Return on Assets Calculator

Calculate Return on Assets (ROA) to measure how efficiently a company generates profit from its total assets.

Calculate ROA to measure how efficiently a company uses its assets.

About This Calculator

The Return on Assets (ROA) Calculator measures how efficiently a company uses its assets to generate profit. A higher ROA indicates better asset utilization and management effectiveness.

ROA Formula

ROA = (Net Income / Total Assets) × 100

Industry Benchmarks

  • 5%+ is generally considered good
  • 20%+ is excellent for most industries
  • Asset-heavy industries (utilities) typically have lower ROA

Frequently Asked Questions

How is return on assets ROA calculated?

ROA = (Net Income ÷ Total Assets) × 100. This shows how efficiently a company uses its assets to generate profit. Higher ROA means better asset utilization.
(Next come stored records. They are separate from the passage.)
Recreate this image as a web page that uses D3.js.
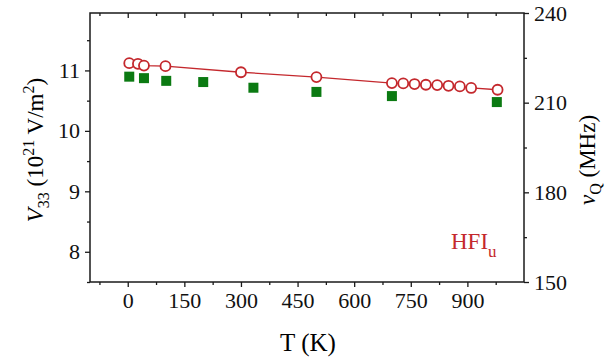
<!DOCTYPE html>
<html>
<head>
<meta charset="utf-8">
<script src="https://cdn.jsdelivr.net/npm/d3@7"></script>
<style>
  body { margin: 0; background: #fff; }
</style>
</head>
<body>
<svg id="chart" width="613" height="364"></svg>
<script>
// temperatures (K) and values
var circleT = [4, 27, 43, 100, 300, 500, 700, 730, 760, 790, 820, 850, 880, 910, 980];
var circleV = [11.12, 11.11, 11.08, 11.07, 10.97, 10.89, 10.79, 10.785, 10.775, 10.763, 10.758, 10.746, 10.735, 10.71, 10.68];
var squareT = [4, 43, 102, 200, 333, 500, 700, 978];
var squareNu = [218.7, 218.2, 217.3, 216.9, 215.0, 213.6, 212.2, 210.2];
var xTicks = [0, 150, 300, 450, 600, 750, 900];
var leftTicks = [8, 9, 10, 11];
var rightTicks = [150, 180, 210, 240];

var red = "#c4282d", green = "#0b7a12", axisCol = "#1a1a1a";
var serif = "Liberation Serif";
var pLeft = 90, pRight = 524, pTop = 13, pBottom = 282;

var svg = d3.select("#chart");

var x = d3.scaleLinear().domain([-100, 1050]).range([pLeft, pRight]);
var yL = d3.scaleLinear().domain([7.5, 11.95]).range([pBottom, pTop]);
var yR = d3.scaleLinear().domain([150, 240]).range([pBottom, pTop]);

// minor ticks
var xMinor = d3.range(-75, 1050, 150);
var lMinor = d3.range(7.5, 12, 1);
var rMinor = [165, 195, 225];

function styleAxis(g) {
  g.select(".domain").remove();
  g.selectAll("line").attr("stroke", axisCol).attr("stroke-width", 1.3);
  g.selectAll("text").attr("font-family", serif).attr("font-size", 22).attr("fill", "#111");
}

// bottom axis
svg.append("g").attr("transform", "translate(0," + pBottom + ")")
  .call(d3.axisBottom(x).tickValues(xTicks).tickSize(5).tickPadding(5).tickFormat(d3.format("d")))
  .call(styleAxis);
svg.append("g").attr("transform", "translate(0," + pBottom + ")")
  .call(d3.axisBottom(x).tickValues(xMinor).tickSize(3).tickFormat(""))
  .call(styleAxis);
// top ticks (inward)
svg.append("g").attr("transform", "translate(0," + pTop + ")")
  .call(d3.axisBottom(x).tickValues(xTicks).tickSize(5).tickFormat(""))
  .call(styleAxis);
svg.append("g").attr("transform", "translate(0," + pTop + ")")
  .call(d3.axisBottom(x).tickValues(xMinor).tickSize(3).tickFormat(""))
  .call(styleAxis);

// left axis
svg.append("g").attr("transform", "translate(" + pLeft + ",0)")
  .call(d3.axisLeft(yL).tickValues(leftTicks).tickSize(5).tickPadding(5).tickFormat(d3.format("d")))
  .call(styleAxis);
svg.append("g").attr("transform", "translate(" + pLeft + ",0)")
  .call(d3.axisLeft(yL).tickValues(lMinor).tickSize(3).tickFormat(""))
  .call(styleAxis);

// right axis
svg.append("g").attr("transform", "translate(" + pRight + ",0)")
  .call(d3.axisRight(yR).tickValues(rightTicks).tickSize(5).tickPadding(5).tickFormat(d3.format("d")))
  .call(styleAxis);
svg.append("g").attr("transform", "translate(" + pRight + ",0)")
  .call(d3.axisRight(yR).tickValues(rMinor).tickSize(3).tickFormat(""))
  .call(styleAxis);

// frame
svg.append("rect")
  .attr("x", pLeft).attr("y", pTop)
  .attr("width", pRight - pLeft).attr("height", pBottom - pTop)
  .attr("fill", "none").attr("stroke", axisCol).attr("stroke-width", 1.5);

// squares
svg.append("g").selectAll("rect")
  .data(squareT)
  .join("rect")
  .attr("x", function(d) { return x(d) - 5; })
  .attr("y", function(d, i) { return yR(squareNu[i]) - 5; })
  .attr("width", 10).attr("height", 10)
  .attr("fill", green);

// circles with line
var line = d3.line()
  .x(function(d) { return x(d); })
  .y(function(d, i) { return yL(circleV[i]); });
svg.append("path")
  .attr("d", line(circleT))
  .attr("fill", "none").attr("stroke", red).attr("stroke-width", 1.3);
svg.append("g").selectAll("circle")
  .data(circleT)
  .join("circle")
  .attr("cx", function(d) { return x(d); })
  .attr("cy", function(d, i) { return yL(circleV[i]); })
  .attr("r", 5)
  .attr("fill", "#fff").attr("stroke", red).attr("stroke-width", 1.8);

// label
var lab = svg.append("text").attr("x", 451).attr("y", 249)
  .attr("font-family", serif).attr("font-size", 23).attr("fill", red);
lab.append("tspan").text("HFI");
lab.append("tspan").attr("dy", 8).attr("font-size", 17).text("u");

// axis titles
svg.append("text").attr("x", 308).attr("y", 351)
  .attr("font-family", serif)
  .attr("text-anchor", "middle").attr("font-size", 25).text("T (K)");

var lt = svg.append("text")
  .attr("transform", "translate(43,150) rotate(-90)")
  .attr("font-family", serif)
  .attr("text-anchor", "middle").attr("font-size", 23);
lt.append("tspan").attr("font-style", "italic").text("V");
lt.append("tspan").attr("font-size", 16).attr("dy", 6).text("33");
lt.append("tspan").attr("dy", -6).text(" (10");
lt.append("tspan").attr("font-size", 16).attr("dy", -9).text("21");
lt.append("tspan").attr("dy", 9).text(" V/m");
lt.append("tspan").attr("font-size", 16).attr("dy", -9).text("2");
lt.append("tspan").attr("dy", 9).text(")");

var rt = svg.append("text")
  .attr("transform", "translate(595,160) rotate(-90)")
  .attr("font-family", serif)
  .attr("text-anchor", "middle").attr("font-size", 23);
rt.append("tspan").attr("font-style", "italic").text("ν");
rt.append("tspan").attr("font-size", 16).attr("dy", 6).text("Q");
rt.append("tspan").attr("dy", -6).text(" (MHz)");
</script>
</body>
</html>
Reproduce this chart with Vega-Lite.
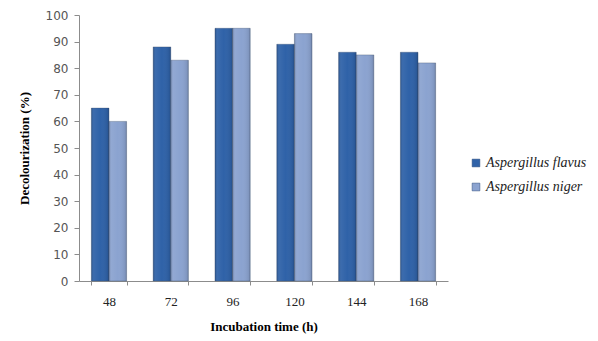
{
  "$schema": "https://vega.github.io/schema/vega-lite/v6.json",
  "autosize": "none",
  "width": 369,
  "height": 266,
  "padding": {"left": 79, "top": 15, "right": 150, "bottom": 60},
  "background": "white",
  "data": {
    "values": [
      {"time": "48", "species": "Aspergillus flavus", "value": 65},
      {"time": "48", "species": "Aspergillus niger", "value": 60},
      {"time": "72", "species": "Aspergillus flavus", "value": 88},
      {"time": "72", "species": "Aspergillus niger", "value": 83},
      {"time": "96", "species": "Aspergillus flavus", "value": 95},
      {"time": "96", "species": "Aspergillus niger", "value": 95},
      {"time": "120", "species": "Aspergillus flavus", "value": 89},
      {"time": "120", "species": "Aspergillus niger", "value": 93},
      {"time": "144", "species": "Aspergillus flavus", "value": 86},
      {"time": "144", "species": "Aspergillus niger", "value": 85},
      {"time": "168", "species": "Aspergillus flavus", "value": 86},
      {"time": "168", "species": "Aspergillus niger", "value": 82}
    ]
  },
  "encoding": {
    "x": {
      "field": "time",
      "type": "ordinal",
      "sort": ["48", "72", "96", "120", "144", "168"],
      "scale": {"paddingInner": 0.43, "paddingOuter": 0.2},
      "axis": {
        "title": "Incubation time (h)",
        "titleFont": "Liberation Serif",
        "titleFontSize": 13,
        "titleFontWeight": "bold",
        "titleColor": "#000000",
        "titlePadding": 12,
        "labelFont": "Liberation Serif",
        "labelFontSize": 13,
        "labelColor": "#222222",
        "labelAngle": 0,
        "labelPadding": 10,
        "domainColor": "#8c8c8c",
        "tickColor": "#8c8c8c",
        "tickBand": "extent",
        "tickSize": 4
      }
    },
    "xOffset": {"field": "species", "type": "nominal"},
    "y": {
      "field": "value",
      "type": "quantitative",
      "scale": {"domain": [0, 100]},
      "axis": {
        "title": "Decolourization (%)",
        "titleFont": "Liberation Serif",
        "titleFontSize": 13,
        "titleFontWeight": "bold",
        "titleColor": "#000000",
        "titlePadding": 14,
        "values": [0, 10, 20, 30, 40, 50, 60, 70, 80, 90, 100],
        "labelOverlap": false,
        "grid": false,
        "labelFont": "DejaVu Sans",
        "labelFontSize": 12,
        "labelColor": "#555555",
        "labelPadding": 6,
        "domainColor": "#8c8c8c",
        "tickColor": "#8c8c8c",
        "tickSize": 5
      }
    }
  },
  "layer": [
    {
      "mark": {"type": "bar", "stroke": "#3a4f6e", "strokeWidth": 0.6, "strokeOpacity": 0.6},
      "encoding": {
        "color": {
          "field": "species",
          "type": "nominal",
          "scale": {"range": ["#2f62a8", "#8ba3d0"]},
          "legend": {
            "title": null,
            "orient": "none",
            "legendX": 390,
            "legendY": 141,
            "symbolType": "square",
            "symbolSize": 60,
            "symbolStrokeColor": "#2a4a7a",
            "symbolStrokeWidth": 0.5,
            "labelFont": "Liberation Serif",
            "labelFontSize": 14,
            "labelFontStyle": "italic",
            "labelColor": "#222222",
            "rowPadding": 10,
            "labelOffset": 3
          }
        }
      }
    },
    {
      "mark": {
        "type": "bar",
        "strokeWidth": 0,
        "fill": {
          "gradient": "linear",
          "x1": 0, "y1": 0, "x2": 1, "y2": 0,
          "stops": [
            {"offset": 0, "color": "rgba(0,0,0,0.18)"},
            {"offset": 0.15, "color": "rgba(255,255,255,0.06)"},
            {"offset": 0.5, "color": "rgba(255,255,255,0.0)"},
            {"offset": 0.9, "color": "rgba(0,0,0,0.08)"},
            {"offset": 1, "color": "rgba(0,0,0,0.2)"}
          ]
        }
      }
    }
  ],
  "config": {"view": {"stroke": null}}
}
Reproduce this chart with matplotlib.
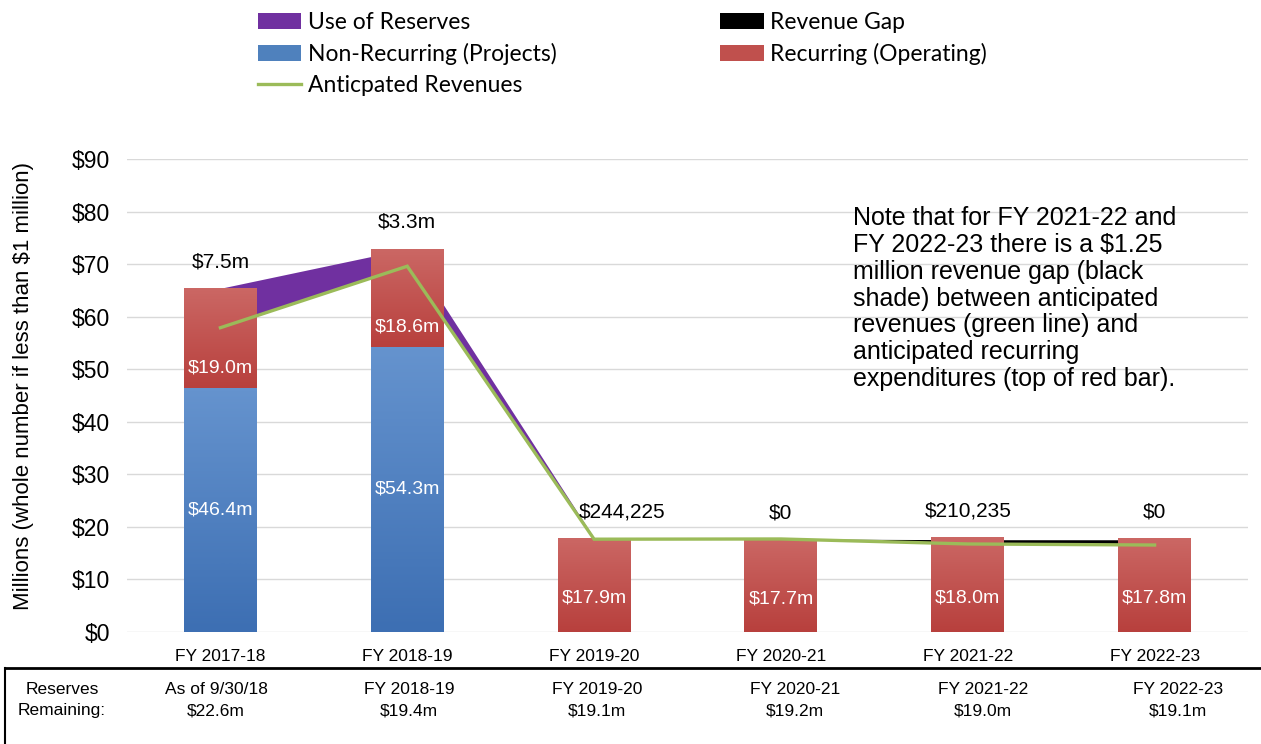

What is a good ROA for a company?

5%+ is generally good, 20%+ is excellent. Asset-heavy industries (manufacturing, utilities) typically have lower ROA than asset-light businesses (software, services).

Return on assets vs return on equity difference?

ROA measures profit from all assets. ROE measures profit from shareholder equity only. ROE is typically higher because it excludes debt financing from the denominator.